■ **Job**
Every line below should be copied exactly; drop the pictures.

■ **Dataset section**
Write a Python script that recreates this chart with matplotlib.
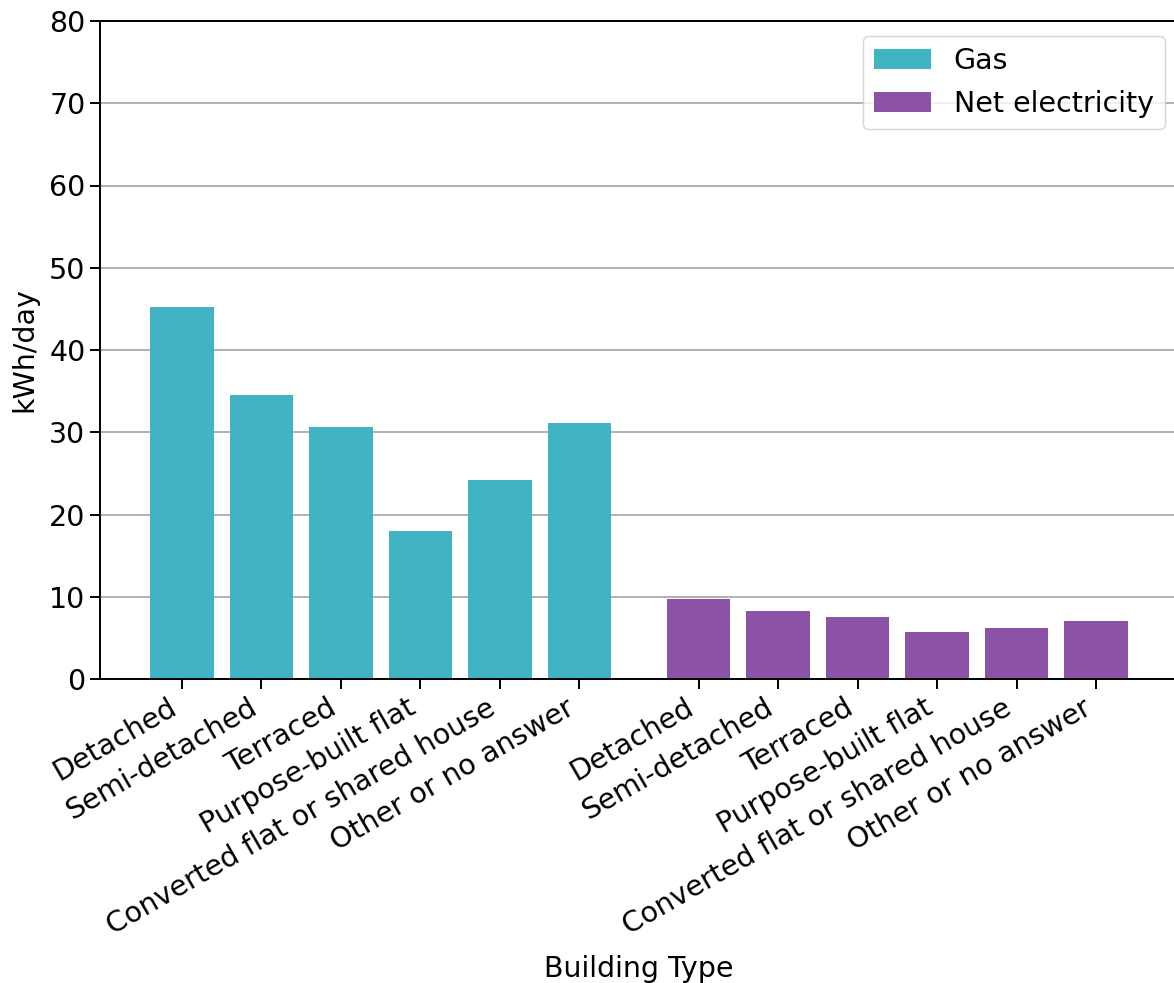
import numpy as np
import matplotlib
matplotlib.use('Agg')
import matplotlib.pyplot as plt

plt.rcParams['font.family'] = ['DejaVu Sans']

building_types = ['Detached', 'Semi-detached', 'Terraced', 'Purpose-built flat',
                  'Converted flat or shared house', 'Other or no answer']
gas_kwh = [45.2, 34.5, 30.6, 18.0, 24.2, 31.1]
elec_kwh = [9.7, 8.3, 7.5, 5.7, 6.2, 7.05]

gas_colour = '#41b4c4'
elec_colour = '#8b52a5'

fs = 20.5


def main():
    fig = plt.figure(figsize=(11.74, 9.83), dpi=100)
    ax = fig.add_axes([100/1174, 1 - 679/983, 1078/1174, 658/983])

    n = len(building_types)
    x_gas = np.arange(n)
    x_elec = np.arange(n) + n + 0.5

    ax.bar(x_gas, gas_kwh, width=0.8, color=gas_colour, label='Gas')
    ax.bar(x_elec, elec_kwh, width=0.8, color=elec_colour, label='Net electricity')

    ax.set_xticks(np.concatenate([x_gas, x_elec]))
    ax.set_xticklabels(building_types + building_types, rotation=30, ha='right', fontsize=fs)
    ax.tick_params(axis='y', labelsize=fs)
    ax.tick_params(length=7, width=1.4)

    ax.set_ylim(0, 80)
    ax.set_xlim(-1.03, 12.53)
    ax.yaxis.grid(True, color='#b0b0b0', linewidth=1.4)
    ax.set_axisbelow(True)
    for s in ax.spines.values():
        s.set_linewidth(1.4)

    ax.set_ylabel('kWh/day', fontsize=fs, labelpad=8)
    ax.set_xlabel('Building Type', fontsize=fs, labelpad=11)

    ax.legend(loc='upper right', bbox_to_anchor=(1165/1174, 1 - 36/983),
              bbox_transform=fig.transFigure, borderaxespad=0, fontsize=fs)

    plt.savefig('out.png', dpi=100)


if __name__ == "__main__":
    main()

■ **Task result**
Write a Python script that recreates this chart with matplotlib.
import numpy as np
import matplotlib
matplotlib.use('Agg')
import matplotlib.pyplot as plt

plt.rcParams['font.family'] = ['DejaVu Sans']

building_types = ['Detached', 'Semi-detached', 'Terraced', 'Purpose-built flat',
                  'Converted flat or shared house', 'Other or no answer']
gas_kwh = [45.2, 34.5, 30.6, 18.0, 24.2, 31.1]
elec_kwh = [9.7, 8.3, 7.5, 5.7, 6.2, 7.05]

gas_colour = '#41b4c4'
elec_colour = '#8b52a5'

fs = 20.5


def main():
    fig = plt.figure(figsize=(11.74, 9.83), dpi=100)
    ax = fig.add_axes([100/1174, 1 - 679/983, 1078/1174, 658/983])

    n = len(building_types)
    x_gas = np.arange(n)
    x_elec = np.arange(n) + n + 0.5

    ax.bar(x_gas, gas_kwh, width=0.8, color=gas_colour, label='Gas')
    ax.bar(x_elec, elec_kwh, width=0.8, color=elec_colour, label='Net electricity')

    ax.set_xticks(np.concatenate([x_gas, x_elec]))
    ax.set_xticklabels(building_types + building_types, rotation=30, ha='right', fontsize=fs)
    ax.tick_params(axis='y', labelsize=fs)
    ax.tick_params(length=7, width=1.4)

    ax.set_ylim(0, 80)
    ax.set_xlim(-1.03, 12.53)
    ax.yaxis.grid(True, color='#b0b0b0', linewidth=1.4)
    ax.set_axisbelow(True)
    for s in ax.spines.values():
        s.set_linewidth(1.4)

    ax.set_ylabel('kWh/day', fontsize=fs, labelpad=8)
    ax.set_xlabel('Building Type', fontsize=fs, labelpad=11)

    ax.legend(loc='upper right', bbox_to_anchor=(1165/1174, 1 - 36/983),
              bbox_transform=fig.transFigure, borderaxespad=0, fontsize=fs)

    plt.savefig('out.png', dpi=100)


if __name__ == "__main__":
    main()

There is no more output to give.